LAWS(P&H)-2003-1-120

SATYA PAL SINGH Vs. STATE OF HARYANA

Decided On January 29, 2003
SATYA PAL SINGH Appellant
V/S
STATE OF HARYANA Respondents

JUDGEMENT

(1.) THIS is a criminal revision filed by petitioner Satya Pal Singh and has been directed against the judgment dated 1.2.1995 passed by the Court of Additional Sessions Judge (II), Bhiwani, who has maintained the conviction and the sentence of the petitioner passed by the Judicial Magistrate Ist Class, Bhiwani who also came to the conclusion as per the provisions of Section 10 of the Haryana Development and Regulation of Urban Areas Act, 1975 (for short "the Act") that the offence stands proved against the accused. The learned trial Court was also bound to pass sentence of imprisonment which it had not done so. Therefore, it has committed an illegality. Resultantly, the Additional Sessions Judge, Bhiwani, besides imposing a fine of Rs. 2500/- has also directed the petitioner to undergo simple imprisonment for a period of three months. Consequently, the impugned judgment of the learned Magistrate was modified to that extent.

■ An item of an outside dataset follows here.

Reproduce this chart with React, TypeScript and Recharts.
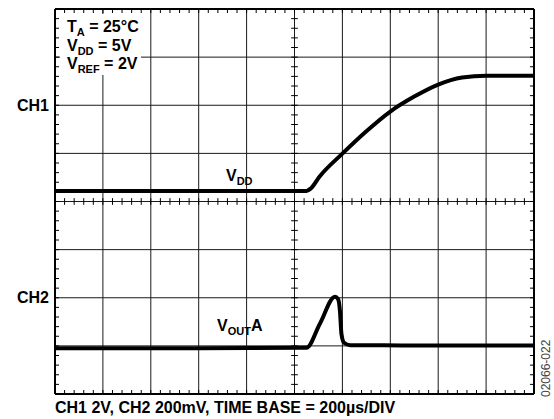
import { LineChart, Line, XAxis, YAxis, ReferenceLine } from "recharts";

// scope settings
const TIME_PER_DIV = 200; // µs
const H_DIVS = 10;
const V_DIVS = 8;
const CH1_VOLTS_PER_DIV = 2;
const CH1_GROUND_DIV = 4.22;
const CH2_MV_PER_DIV = 200;
const CH2_GROUND_DIV = 0.96;

// CH1: VDD (V)
const vddTimeUs = [0, 1050, 1068, 1105, 1200, 1300, 1400, 1500, 1600, 1700, 1800, 1900, 2000];
const vddVolts = [0, 0, 0.1, 0.6, 1.55, 2.48, 3.3, 3.92, 4.42, 4.71, 4.79, 4.79, 4.79];

// CH2: VOUTA (mV)
const voutTimeUs = [0, 600, 1020, 1050, 1106, 1169, 1182, 1190, 1196, 1207, 1232, 1450, 2000];
const voutMillivolts = [-2, -2, 0, 0, 100, 212, 202, 150, 58, 21, 11, 10, 10];

const majorTimes = [200, 400, 600, 800, 1000, 1200, 1400, 1600, 1800];
const majorDivs = [1, 2, 3, 4, 5, 6, 7];
const channelLabels = [
  { div: 6, text: "CH1" },
  { div: 2, text: "CH2" },
];

const minorTimes: number[] = [];
for (let i = 0; i <= H_DIVS * 5; i++) minorTimes.push((i * TIME_PER_DIV) / 5);
const minorDivs: number[] = [];
for (let i = 0; i <= V_DIVS * 5; i++) minorDivs.push(i / 5);

const vddData = vddTimeUs.map((t, i) => ({ t, v: vddVolts[i] }));
const voutData = voutTimeUs.map((t, i) => ({ t, v: voutMillivolts[i] }));

const font = "'Liberation Sans', Arial, Helvetica, sans-serif";
const noLabel = () => <g />;
const border = { stroke: "#000", strokeWidth: 2 };
const tickLine = { stroke: "#000", strokeWidth: 1 };

export default function App() {
  const center = H_DIVS * TIME_PER_DIV / 2;
  return (
    <div style={{ position: "absolute", left: 0, top: 0, width: 554, height: 419, background: "#fff" }}>
      <LineChart width={554} height={419} margin={{ top: 9, right: 20, bottom: 25, left: 55 }}>
        <XAxis xAxisId="b" type="number" dataKey="t" domain={[0, H_DIVS * TIME_PER_DIV]} ticks={minorTimes}
          interval={0} orientation="bottom" mirror tickSize={4} tick={noLabel} axisLine={border} tickLine={tickLine} allowDataOverflow />
        <XAxis xAxisId="t" type="number" dataKey="t" domain={[0, H_DIVS * TIME_PER_DIV]} ticks={minorTimes}
          interval={0} orientation="top" mirror tickSize={4} tick={noLabel} axisLine={border} tickLine={tickLine} allowDataOverflow />
        <YAxis yAxisId="l" type="number" domain={[0, V_DIVS]} ticks={minorDivs}
          interval={0} orientation="left" mirror tickSize={4} tick={noLabel} axisLine={border} tickLine={tickLine} allowDataOverflow />
        <YAxis yAxisId="r" type="number" domain={[0, V_DIVS]} ticks={minorDivs}
          interval={0} orientation="right" mirror tickSize={4} tick={noLabel} axisLine={border} tickLine={tickLine} allowDataOverflow />
        <YAxis yAxisId="ch1" type="number" hide allowDataOverflow
          domain={[-CH1_GROUND_DIV * CH1_VOLTS_PER_DIV, (V_DIVS - CH1_GROUND_DIV) * CH1_VOLTS_PER_DIV]} />
        <YAxis yAxisId="ch2" type="number" hide allowDataOverflow
          domain={[-CH2_GROUND_DIV * CH2_MV_PER_DIV, (V_DIVS - CH2_GROUND_DIV) * CH2_MV_PER_DIV]} />

        {majorTimes.map((t) => (
          <ReferenceLine key={"vx" + t} xAxisId="b" yAxisId="l" x={t} stroke="#1a1a1a" strokeWidth={1} />
        ))}
        {majorDivs.map((d) => {
          const lab = channelLabels.find((c) => c.div === d);
          return (
            <ReferenceLine key={"hy" + d} xAxisId="b" yAxisId="l" y={d} stroke="#1a1a1a" strokeWidth={1}
              label={lab ? { value: lab.text, position: "left", offset: 6, fill: "#000", fontSize: 16, fontWeight: 700, fontFamily: font } : undefined} />
          );
        })}
        {minorTimes.map((t) => (
          <ReferenceLine key={"cx" + t} xAxisId="b" yAxisId="l" stroke="#000" strokeWidth={1}
            segment={[{ x: t, y: V_DIVS / 2 - 0.07 }, { x: t, y: V_DIVS / 2 + 0.07 }]} />
        ))}
        {minorDivs.map((d) => (
          <ReferenceLine key={"cy" + d} xAxisId="b" yAxisId="l" stroke="#000" strokeWidth={1}
            segment={[{ x: center - 14, y: d }, { x: center + 14, y: d }]} />
        ))}

        <Line xAxisId="b" yAxisId="ch1" data={vddData} dataKey="v" type="monotone" stroke="#000" strokeWidth={4}
          dot={false} isAnimationActive={false} strokeLinejoin="round" />
        <Line xAxisId="b" yAxisId="ch2" data={voutData} dataKey="v" type="monotone" stroke="#000" strokeWidth={4}
          dot={false} isAnimationActive={false} strokeLinejoin="round" />
      </LineChart>

      <svg width={554} height={419} style={{ position: "absolute", left: 0, top: 0, pointerEvents: "none" }}
        fontFamily={font} fontWeight={700} fontSize={16} fill="#000">
        <rect x={60} y={14} width={81} height={61} fill="#fff" />
        <text x={67} y={32}>T<tspan fontSize={11} dy={4}>A</tspan><tspan dy={-4}> = 25°C</tspan></text>
        <text x={67} y={50.5}>V<tspan fontSize={11} dy={4}>DD</tspan><tspan dy={-4}> = 5V</tspan></text>
        <text x={67} y={69}>V<tspan fontSize={11} dy={4}>REF</tspan><tspan dy={-4}> = 2V</tspan></text>
        <text x={226} y={181}>V<tspan fontSize={11} dy={4}>DD</tspan></text>
        <text x={217} y={331}>V<tspan fontSize={11} dy={4}>OUT</tspan><tspan dy={-4}>A</tspan></text>
        <text x={55} y={413}>CH1 2V, CH2 200mV, TIME BASE = 200µs/DIV</text>
        <text x={550} y={397} transform="rotate(-90 550 397)" fontSize={12} fontWeight={400} fill="#444">02066-022</text>
      </svg>
    </div>
  );
}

(2.) A criminal complaint under Section 10 of the Act was filed against Shri Satypal Singh. The complaint was contested. The learned Magistrate vide his judgment and order dated 21.9.1993 came to the conclusion that the offence under Section 10 of the Act stands proved. The Court was inclined to take a lenient view in view of the fact that the petitioner was a poor person and that there was no previous conviction to his credit. Resultantly, the learned Magistrate imposed a fine of Rs. 2500/- keeping in view the ends of justice. Shri Satypal Singh being not satisfied with the judgment and order of the learned Magistrate, filed an appeal before the Court of Additional Sessions Judge, Bhiwani. The State did not file any appeal or revision against the order of the learned Magistrate. The learned Additional Sessions Judge vide impugned order dated 1st February, 1995 has not only dismissed the appeal but also modified the sentence by imposing simple imprisonment for a period of three months upon the petitioner. Hence the present revision.

(3.) I am of the opinion that the impugned order dated 1st February, 1995 cannot be sustained in the eyes of law. As also stated earlier, the State did not file any appeal before the first Appellate Court. The learned Additional Sessions Judge could treat the appeal as revision which he has not done so. Even if it is assumed that he wanted to impose simple imprisonment for a period of three months, still it was obligatory upon him to remand the case to the learned Magistrate for passing an appropriate sentence according to law. He has not done so. He has sentenced the petitioner at his own level depriving one legal right of appeal of the petitioner. In these circumstances, the impugned judgment of the learned Additional Sessions Judge to the extent of imposing imprisonment of three months cannot be sustained in the eyes of law.